Her Royal Highness The Princess Royal today unveiled a new national memorial to those who fought – and won – Britain’s longest battle at sea: the Battle of the Atlantic.
Eighty years to the week that the Germans pulled back their submarines from the grey wastes after being mauled by allied naval and air forces, an impressive monument – not just to those who died at sea, but those who survived as well – was dedicated in the grounds of Our Lady and St Nicholas’ Parish Church in Liverpool.
Princess Anne told those present at the dedication of the memorial and garden of reflection – which replace a much smaller and far less accessible monument – that it was crucial the story of the Battle of the Atlantic was “properly told.”
The Royal Navy provided a Royal Guard for proceedings, following a service of thanksgiving and remembrance attended by national, international and local dignitaries and leaders, including Defense Secretary Ben Wallace and First Sea Lord Admiral Sir Ben Key.
Guests were treated to a fly past from the Battle of Britain Memorial Flight and vintage naval aircraft from the Naval Wings collection as the ceremony ended on a beautiful day in Merseyside.
The dedication of the memorial is the first act in a weekend of commemorations on the Mersey.

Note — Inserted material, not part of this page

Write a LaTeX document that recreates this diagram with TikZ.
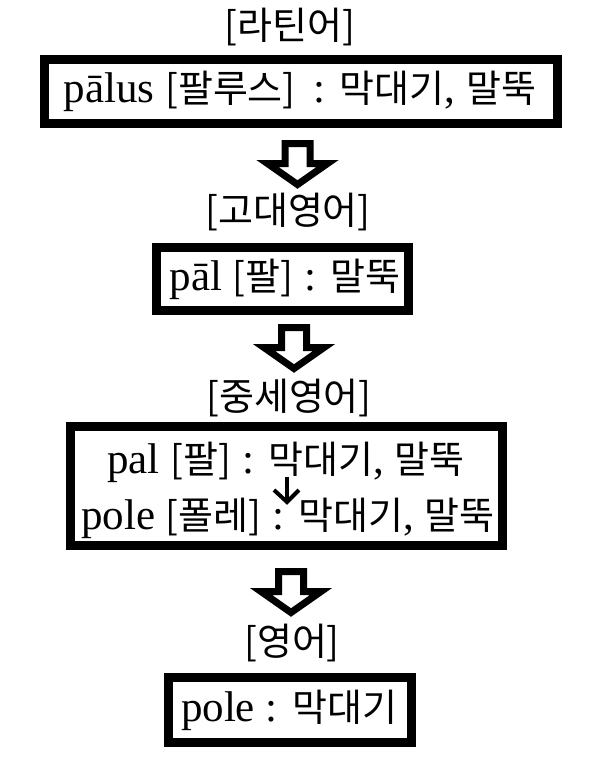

As well as being one of the country’s most important merchant harbors in World War 2, Liverpool served as the headquarters of the Western Approaches Command – from where the struggle to defeat the U-boat was conducted.
HMS Defender and Biter, plus sailors from HMS Eaglet, Sea Cadets, the Royal Naval Association and veterans groups are taking part in events, alongside comrades from the French destroyer Bretagne and US warship USS Ramage.